Later that same night, Reb Yisroel Friedman, may he live and be well, would farbreng for hours. He continues to serve as the rosh yeshivah to this day, and farbrengs each year as he did then. He is a fiery, sharp-witted and richly expressive scholar. An individual who seamlessly combines the analytical precision of the Talmudist with the exuberant passion of chassidic life and learning, the entire month of Kislev is clearly a special time for him.
There is a niggun (Chassidic melody) segment that he often sings at farbrengens during this month, a melancholy melody, with yearning and seeking throbbing in every note.
Reb Yisroel is a walking storehouse of Talmudic and chassidic knowledge, and with his quickness of spirit and razor-sharp mind, he is never without a novel insight at the tip of his tongue. Never at a loss for words, he flows seamlessly between the revealed and the concealed parts of Torah, weaving in and out, with poignant anecdotes and swift flashes of humor thrown in at every turn.
But on Yud-Tes Kislev he sticks to the same topic every year, always repeating the same five Hebrew words, and expounding on them for hours on end:
“Ohr vechayus nafsheinu nitan lanu—[On this day of Yud-Tes Kislev,] the light and life of our souls were given to us.”
These five Hebrew words are a quote from the same Yud-Tes Kislev letter in which the fifth rebbe proclaimed this day the Rosh Hashanah of Chassidus.
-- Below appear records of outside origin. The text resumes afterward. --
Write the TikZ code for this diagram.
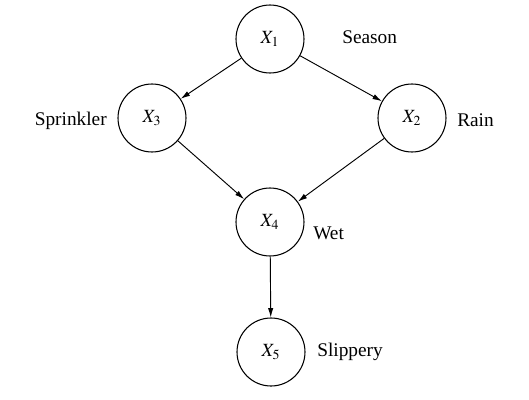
\documentclass[tikz,border=0pt]{standalone}
\usepackage{mathptmx}
\usepackage{fontspec}
\setmainfont{Liberation Serif}
\usepackage{tikz}
\usetikzlibrary{positioning,arrows.meta}

\begin{document}
\begin{tikzpicture}[
      x=0.75pt, y=-0.75pt,
      var/.style={circle, draw, line width=0.8pt, minimum size=51pt, inner sep=0pt,
        font=\fontsize{14}{16}\selectfont},
      lbl/.style={font=\fontsize{14.5}{17}\selectfont, inner sep=0pt},
      arr/.style={-{Latex[length=7pt,width=4pt]}, line width=0.7pt}
    ]
      \useasboundingbox (0,0) rectangle (529,400);
      \node[var] (x1) at (270,39)  {$X_1$};
      \node[var] (x3) at (152,118) {$X_3$};
      \node[var] (x2) at (412,118) {$X_2$};
      \node[var] (x4) at (270,222) {$X_4$};
      \node[var] (x5) at (271,352) {$X_5$};
      \node[lbl, anchor=west] (season)    at (342,37)  {Season};
      \node[lbl, anchor=east] (sprinkler) at (107,121) {Sprinkler};
      \node[lbl, anchor=west] (rain)      at (457,120) {Rain};
      \node[lbl, anchor=west] (wet)       at (313,233) {Wet};
      \node[lbl, anchor=west] (slippery)  at (317,352) {Slippery};
      \draw[arr] (x1)--(x3); \draw[arr] (x1)--(x2);
      \draw[arr] (x3)--(x4); \draw[arr] (x2)--(x4); \draw[arr] (x4)--(x5);
    \end{tikzpicture}
\end{document}
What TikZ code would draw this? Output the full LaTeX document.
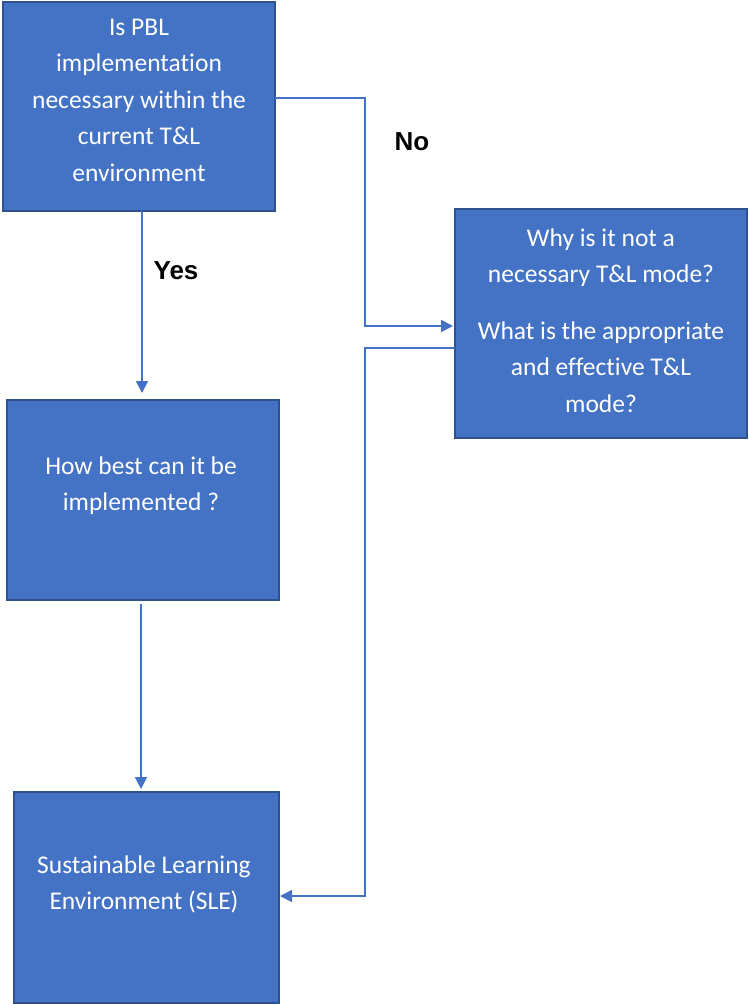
\documentclass[tikz,border=0pt]{standalone}
\usepackage{fontspec}
\setmainfont{Carlito}[RawFeature=-liga]
\newfontfamily\labfont{Liberation Sans}
\usetikzlibrary{arrows.meta}
\definecolor{boxfill}{HTML}{4472C4}
\definecolor{boxline}{HTML}{2F528F}
\definecolor{linkcol}{HTML}{4472C4}
\begin{document}
\begin{tikzpicture}[x=1pt,y=-1pt,
  box/.style={draw=boxline, line width=1.5pt, fill=boxfill, rectangle, inner sep=0pt, outer sep=0pt},
  boxtext/.style={text=white, align=center, font=\fontsize{25.5}{36.5}\selectfont},
  arr/.style={draw=linkcol, line width=1.8pt, -{Triangle[length=12pt,width=12pt]}},
  answer/.style={font=\labfont\bfseries\fontsize{26}{30}\selectfont, text=black}]
\useasboundingbox (0,0) rectangle (748,1005);

% boxes
\node[box, minimum width=272pt, minimum height=209pt] (b1) at (139,106.5) {};
\node[box, minimum width=272pt, minimum height=200pt] (b2) at (143,500) {};
\node[box, minimum width=265pt, minimum height=211pt] (b3) at (146.5,897.5) {};
\node[box, minimum width=292pt, minimum height=229pt] (b4) at (601,323.5) {};

% box texts
\node[boxtext] (t1) at (139,100) {Is PBL\\implementation\\necessary within the\\current T\&L\\environment};
\node[boxtext] (t2) at (141,485.5) {How best can it be\\implemented ?};
\node[boxtext] (t3) at (144,884.5) {Sustainable Learning\\Environment (SLE)};
\node[boxtext] (t4) at (601,320.5) {Why is it not a\\necessary T\&L mode?\\[20pt]What is the appropriate\\and effective T\&L\\mode?};

% answer labels
\node[answer] (yes) at (176,271) {Yes};
\node[answer] (no) at (412,142) {No};

% connectors
\draw[arr] ([xshift=3pt]b1.south) -- ([xshift=-1pt,yshift=7pt]b2.north);
\draw[arr] ([xshift=-2pt,yshift=-4pt]b2.south) -- ([xshift=-5.5pt,yshift=3pt]b3.north);
\draw[arr, shorten >=2pt] ([yshift=8.5pt]b1.east) -- ++(90,0) |- ([yshift=-2.5pt]b4.west);
\draw[arr, shorten >=1pt] ([yshift=-24.5pt]b4.west) -- ++(-90,0) |- ([yshift=1.5pt]b3.east);
\end{tikzpicture}
\end{document}
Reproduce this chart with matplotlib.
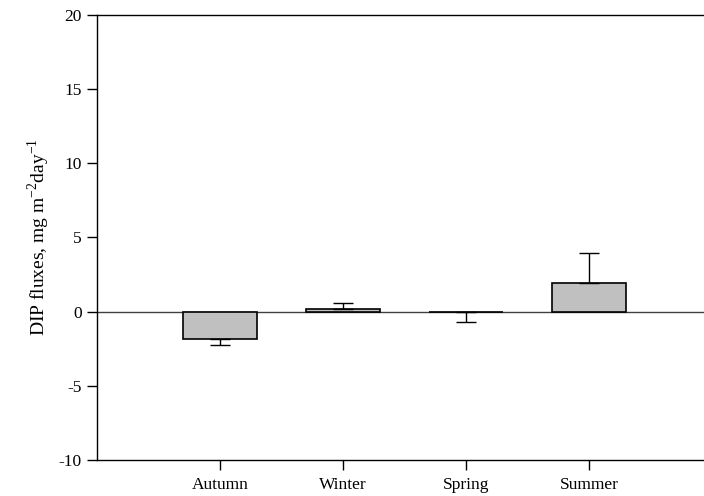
import numpy as np
import matplotlib.pyplot as plt

plt.rcParams['font.family'] = ['Liberation Serif', 'DejaVu Serif']
plt.rcParams['mathtext.fontset'] = 'custom'
plt.rcParams['mathtext.rm'] = 'Liberation Serif'
plt.rcParams['axes.unicode_minus'] = False

seasons = ['Autumn', 'Winter', 'Spring', 'Summer']
flux = [-1.82, 0.15, -0.05, 1.93]
err = [0.40, 0.45, 0.65, 2.05]

x = np.arange(1, len(seasons) + 1)

fig = plt.figure(figsize=(7.04, 4.96), dpi=100)
# axes extends past the right edge of the image, like the original
ax = fig.add_axes([97 / 704, 1 - 460 / 496, 615 / 704, 445 / 496])

# one-sided error bars pointing away from zero
lower = [e if v < 0 else 0 for v, e in zip(flux, err)]
upper = [e if v >= 0 else 0 for v, e in zip(flux, err)]

ax.bar(x, flux, width=0.6, color='#c0c0c0', edgecolor='black', linewidth=1.2, zorder=2)
ax.errorbar(x, flux, yerr=[lower, upper], fmt='none', ecolor='black',
            elinewidth=1, capsize=7, capthick=1, zorder=3)
ax.axhline(0, color='#404040', linewidth=1, zorder=1)

ax.set_xlim(0, 5)
ax.set_ylim(-10, 20)
ax.set_yticks([-10, -5, 0, 5, 10, 15, 20])
ax.set_xticks(x)
ax.set_xticklabels(seasons)
ax.tick_params(direction='out', length=7, labelsize=12.5, width=1, pad=4)
ax.tick_params(axis='x', pad=5)
ax.set_ylabel('DIP fluxes, mg m$^{\\mathrm{-2}}$day$^{\\mathrm{-1}}$', fontsize=14, labelpad=5)
for s in ax.spines.values():
    s.set_linewidth(1)

plt.savefig('out.png', dpi=100)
Late into the night, Reb Yisroel would unpack the immense significance of these words. Light. Life. Soul. Each of these words represents entire worlds of meaning, and Reb Yisroel drew on all the richness of his knowledge and his colorful personality to communicate that meaning to us. With animated warmth, zest and humor, he emphasized his points with pithy chassidic stories and sayings, quoting extensively from a vast repertoire of chassidic discourses.
But ultimately he placed the primary emphasis on the last two words, nitan lanu—on this day, the light and life of our souls was given to us! For Reb Yisroel, this statement wasn’t simply cause for celebration.
This was a statement of personal responsibility and obligation, a statement that demanded penetrating introspection, a statement that required us to ask ourselves hard, soul-searching questions: Have we absorbed and internalized the light, life and soul of Chassidus? Have we made it ours, and how? What have we done, and what are we continuing to do to make Chassidus our own?
I was intrigued and inspired by the paradoxical juxtaposition of these two mottos on the same night. “It’s not about me,” declares Reb Elya Chaim of Chassidus, yet Reb Yisroel insists that we must personally internalize it, we must apply it to our lives, we must make Chassidus our own.
These are no mere slogans. Each spoke his own truth. These were deeply personal statements, inner rallying cries, simultaneously expressing and re-intensifying the essence of who they each were as people, and their individual avodah (life’s work) as chassidim. For both Reb Elya Chaim and Reb Yisroel respectively, these words bared their souls.
Taken together, these two statements reflect a complex dialectic between the self and selflessness, which lies at the heart of the Chabad path of inner work and service of G‑d. The need to strike a balance between these extremes was famously expressed by Hillel, the great sage of the Mishnah: “If I am not for myself, who is for me? And if I am only for myself, what am I?” But Chabad Chassidus takes this concept much further, both in its extremes and in its beautiful synthesis, with tremendous depth and personal application.
The very acronym of Chabad connects the faculty of chochmah, which apprehends the all-effacing spark of G‑d’s infinite transcendence, with the meaningful internalization and tangible life application of daas. Likewise, one of the best known facets of contemporary Chabad is shlichus, which is based on the fundamental teaching of the Rebbe that it is through dedicating ourselves entirely to a higher purpose that we can ultimately fulfill our full potential as individuals.
Nit ich! Chassidism is about selflessness. And at the very same time, nitan lanu! It is that selflessness that gives us the very life and light of our souls.